Task description: Look through the lines below and extract each one that contains "chart".

Data excerpt:
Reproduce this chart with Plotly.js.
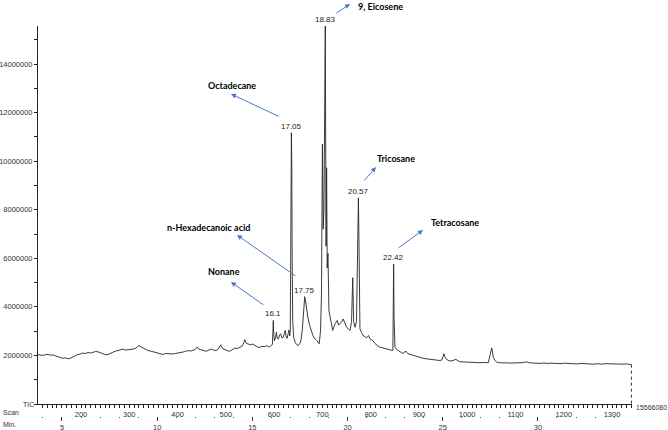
<!DOCTYPE html>
<html>
<head>
<meta charset="utf-8">
<script src="https://cdn.plot.ly/plotly-3.0.1.min.js"></script>
<style>html,body{margin:0;padding:0;background:#fff;}#chart{width:668px;height:430px;}</style>
</head>
<body>
<div id="chart"></div>
<script>
// Retention time (min) and TIC intensity (millions of counts)
const retentionMin = [
3.74,3.87,4.00,4.13,4.27,4.40,4.53,4.66,4.79,4.92,5.05,5.18,5.32,5.45,5.58,5.71,5.84,5.97,6.10,6.23,
6.37,6.50,6.63,6.76,6.89,7.02,7.15,7.28,7.42,7.55,7.68,7.81,7.94,8.07,8.20,8.33,8.47,8.60,8.73,8.88,
9.04,9.15,9.25,9.38,9.52,9.65,9.78,9.91,10.04,10.17,10.30,10.43,10.57,10.70,10.83,10.96,11.09,11.22,11.36,11.49,
11.62,11.75,11.88,12.00,12.11,12.20,12.32,12.45,12.58,12.71,12.84,12.97,13.10,13.22,13.34,13.44,13.55,13.68,13.81,13.94,
14.07,14.20,14.33,14.46,14.55,14.60,14.68,14.77,14.90,15.03,15.15,15.26,15.38,15.50,15.62,15.77,15.88,15.97,16.05,16.08,
16.10,16.12,16.16,16.22,16.26,16.31,16.37,16.43,16.49,16.55,16.62,16.68,16.72,16.76,16.82,16.88,16.92,16.96,16.99,17.01,
17.03,17.05,17.07,17.09,17.12,17.17,17.24,17.32,17.40,17.48,17.55,17.62,17.69,17.75,17.80,17.86,17.93,18.01,18.10,18.18,
18.26,18.35,18.45,18.51,18.58,18.63,18.68,18.72,18.76,18.79,18.83,18.87,18.90,18.93,18.97,19.02,19.08,19.22,19.34,19.46,
19.53,19.60,19.69,19.77,19.86,19.95,20.04,20.13,20.21,20.27,20.32,20.39,20.47,20.52,20.57,20.61,20.65,20.73,20.81,20.91,
21.00,21.10,21.18,21.26,21.33,21.43,21.53,21.62,21.70,21.78,21.86,21.94,22.02,22.12,22.23,22.33,22.38,22.40,22.42,22.44,
22.47,22.49,22.57,22.66,22.75,22.84,22.93,23.01,23.07,23.17,23.28,23.40,23.54,23.67,23.80,23.98,24.15,24.33,24.50,24.68,
24.85,24.96,25.02,25.06,25.11,25.17,25.28,25.38,25.54,25.69,25.80,25.90,26.16,26.43,26.69,26.95,27.17,27.39,27.48,27.53,
27.57,27.62,27.65,27.74,27.83,27.98,28.10,28.23,28.36,28.52,28.70,28.88,29.06,29.25,29.41,29.52,29.70,29.88,30.10,30.30,
30.50,30.72,30.95,31.16,31.40,31.62,31.85,32.05,32.26,32.48,32.70,32.92,33.12,33.34,33.56,33.78,34.00,34.22,34.44,34.66,
34.83,34.91
];
const ticMillions = [
2.03,2.01,2.00,2.03,2.04,2.01,2.02,1.98,1.95,1.92,1.88,1.90,1.86,1.89,1.95,1.99,2.04,2.06,2.10,2.08,
2.12,2.10,2.13,2.16,2.15,2.11,2.07,2.03,2.04,2.09,2.14,2.18,2.20,2.24,2.26,2.22,2.23,2.27,2.26,2.30,
2.41,2.35,2.30,2.27,2.20,2.18,2.15,2.12,2.10,2.06,2.04,2.08,2.07,2.05,2.06,2.08,2.09,2.12,2.14,2.17,
2.20,2.18,2.20,2.24,2.35,2.25,2.23,2.19,2.17,2.22,2.26,2.22,2.20,2.27,2.44,2.28,2.23,2.20,2.17,2.24,
2.30,2.28,2.33,2.38,2.52,2.65,2.50,2.47,2.44,2.47,2.40,2.35,2.33,2.38,2.36,2.40,2.34,2.42,2.45,3.00,
3.44,2.90,2.60,2.75,2.96,2.70,2.68,2.85,2.89,2.72,2.75,2.90,3.03,2.82,2.70,2.90,3.05,2.80,3.00,5.50,
9.00,11.17,9.90,6.00,3.40,2.75,2.55,2.45,2.40,2.48,2.61,3.03,3.90,4.42,4.20,3.85,3.50,3.23,2.96,2.82,
2.70,2.65,2.55,2.48,3.00,4.50,10.70,7.20,8.00,11.00,15.566080,6.50,9.73,5.60,6.20,3.85,3.60,3.03,3.30,3.44,
3.25,3.30,3.38,3.50,3.30,3.16,3.10,3.03,3.40,5.20,3.40,3.16,3.40,6.00,8.49,6.00,3.10,2.95,2.82,2.78,
2.72,2.82,2.68,2.64,2.61,2.50,2.41,2.37,2.34,2.32,2.30,2.28,2.27,2.25,2.23,2.21,2.20,4.00,5.76,3.60,
2.50,2.34,2.25,2.20,2.13,2.11,2.09,2.16,2.18,2.07,2.04,2.01,1.99,1.94,1.90,1.88,1.86,1.84,1.82,1.81,
1.79,1.82,1.95,2.07,1.95,1.86,1.80,1.77,1.79,1.84,1.78,1.74,1.73,1.71,1.72,1.70,1.71,1.70,2.00,2.28,
2.31,2.10,1.93,1.80,1.72,1.70,1.71,1.69,1.70,1.68,1.69,1.71,1.70,1.71,1.74,1.70,1.69,1.68,1.67,1.69,
1.67,1.68,1.66,1.66,1.68,1.66,1.67,1.65,1.67,1.65,1.66,1.64,1.66,1.64,1.66,1.65,1.63,1.65,1.64,1.65,
1.64,1.62
];
const ticIntensity = ticMillions.map(v => v * 1e6);

// Labelled peaks
const peakTimes = [16.1, 17.05, 17.75, 18.83, 20.57, 22.42];
const peakHeightsM = [3.44, 11.17, 4.42, 15.56608, 8.49, 5.76];
const peakLabels = ["16.1", "17.05", "17.75", "18.83", "20.57", "22.42"];

// Compound names
const compoundNames = ["Nonane", "Octadecane", "n-Hexadecanoic acid", "9, Eicosene", "Tricosane", "Tetracosane"];

// Axis ticks
const yTickVals = [2000000, 4000000, 6000000, 8000000, 10000000, 12000000, 14000000];
const scanTickVals = [200, 300, 400, 500, 600, 700, 800, 900, 1000, 1100, 1200, 1300];
const minTickVals = [5, 10, 15, 20, 25, 30];
const maxIntensityLabel = "15566080";

// ---- layout geometry (pixels) ----
const PL = 38, PR = 632, PT = 26, PB = 425, Y0 = 404;
const px = x => (x - PL) / (PR - PL);
const py = y => (PB - y) / (PB - PT);
const minRange = [3.74, 34.94];
const toScan = m => 160.6 + 39.44 * (m - 5);

const axisFont = {family: "Liberation Sans, Arial, sans-serif", size: 7.5, color: "#333"};
const nameFont = {family: "Lato, Liberation Sans, sans-serif", size: 9, color: "#000", weight: "bold"};

const trace = {
  x: retentionMin, y: ticIntensity, type: "scatter", mode: "lines",
  line: {color: "#262626", width: 0.9}, hoverinfo: "skip", xaxis: "x", yaxis: "y"
};

const annotations = [];
peakTimes.forEach((t, i) => {
  annotations.push({x: t, y: peakHeightsM[i] * 1e6, xref: "x", yref: "y", text: peakLabels[i],
    showarrow: false, yanchor: "bottom", xanchor: "center", yshift: 0, font: {family: axisFont.family, size: 8, color: "#222"}});
});
// compound name positions [left px, centre y px]
const namePos = [[207, 271], [207, 85], [166, 227], [357, 6], [376, 158], [430, 222]];
compoundNames.forEach((n, i) => {
  annotations.push({x: px(namePos[i][0]), y: py(namePos[i][1]), xref: "paper", yref: "paper", text: "<b>" + n + "</b>",
    showarrow: false, xanchor: "left", yanchor: "middle", font: nameFont, borderpad: 0});
});
// arrows [headX, headY, tailX, tailY]
const arrows = [[231, 282, 265, 306], [231, 94, 280, 117], [237, 235, 297, 277], [350, 4, 335, 14], [376, 167, 363, 182], [423, 230, 397, 249]];
arrows.forEach(a => {
  annotations.push({x: px(a[0]), y: py(a[1]), xref: "paper", yref: "paper", text: "", showarrow: true,
    ax: a[2] - a[0], ay: a[3] - a[1], arrowhead: 2, arrowsize: 1, arrowwidth: 1, arrowcolor: "#4a78c8", standoff: 0, startstandoff: 0});
});
// axis captions
const capFont = {family: axisFont.family, size: 7, color: "#333"};
annotations.push({x: px(22), y: py(404), xref: "paper", yref: "paper", text: "TIC", showarrow: false, xanchor: "left", yanchor: "middle", font: capFont, borderpad: 0});
annotations.push({x: px(2), y: py(412), xref: "paper", yref: "paper", text: "Scan", showarrow: false, xanchor: "left", yanchor: "middle", font: capFont, borderpad: 0});
annotations.push({x: px(2), y: py(424.5), xref: "paper", yref: "paper", text: "Min.", showarrow: false, xanchor: "left", yanchor: "middle", font: capFont, borderpad: 0});
annotations.push({x: px(668), y: py(407), xref: "paper", yref: "paper", text: maxIntensityLabel, showarrow: false, xanchor: "right", yanchor: "middle", font: {family: axisFont.family, size: 7, color: "#333"}, borderpad: 0});

const lastT = retentionMin[retentionMin.length - 1];
const lastV = ticIntensity[ticIntensity.length - 1];

const layout = {
  width: 668, height: 430,
  margin: {l: PL, r: 668 - PR, t: PT, b: 430 - PB, pad: 0},
  paper_bgcolor: "#fff", plot_bgcolor: "#fff",
  showlegend: false,
  xaxis: {
    range: minRange, anchor: "free", position: py(415.5), side: "bottom",
    showline: false, showgrid: false, zeroline: false,
    tickmode: "array", tickvals: minTickVals, ticks: "outside", ticklen: 4, tickwidth: 1, tickcolor: "#333",
    tickfont: axisFont, ticklabelstandoff: 0,
    minor: {dtick: 1, ticks: "outside", ticklen: 1, tickwidth: 1, tickcolor: "#555", showgrid: false}
  },
  xaxis2: {
    overlaying: "x", anchor: "y", side: "bottom",
    range: [toScan(minRange[0]), toScan(minRange[1])],
    showline: true, linecolor: "#222", linewidth: 1, showgrid: false, zeroline: false,
    tickmode: "array", tickvals: scanTickVals, ticks: "outside", ticklen: 3, tickwidth: 1, tickcolor: "#222",
    tickfont: axisFont, ticklabelstandoff: 0,
    minor: {dtick: 10, tick0: 0, ticks: "outside", ticklen: 3, tickwidth: 1, tickcolor: "#222", showgrid: false}
  },
  yaxis: {
    domain: [(PB - Y0) / (PB - PT), 1], anchor: "x",
    range: [0, 15566080], showline: true, linecolor: "#222", linewidth: 1, showgrid: false, zeroline: false,
    tickmode: "array", tickvals: yTickVals, tickformat: "d", ticks: "outside", ticklen: 3, tickwidth: 1, tickcolor: "#222",
    tickfont: axisFont, ticklabelstandoff: 0,
    minor: {dtick: 1000000, tick0: 0, ticks: "outside", ticklen: 3, tickwidth: 1, tickcolor: "#222", showgrid: false}
  },
  shapes: [{type: "line", xref: "x", yref: "y", x0: lastT, x1: lastT, y0: lastV, y1: 0,
    line: {color: "#333", width: 1, dash: "dot"}}],
  annotations: annotations
};

// placeholder trace so the scan axis (xaxis2) is drawn
const scanTrace = {x: [toScan(minRange[0])], y: [null], xaxis: "x2", yaxis: "y", type: "scatter", mode: "lines", hoverinfo: "skip", showlegend: false};

Plotly.newPlot("chart", [trace, scanTrace], layout, {staticPlot: true, displayModeBar: false});
</script>
</body>
</html>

Exercise output:
Reproduce this chart with Plotly.js.
<style>html,body{margin:0;padding:0;background:#fff;}#chart{width:668px;height:430px;}</style>
<div id="chart"></div>
Plotly.newPlot("chart", [trace, scanTrace], layout, {staticPlot: true, displayModeBar: false});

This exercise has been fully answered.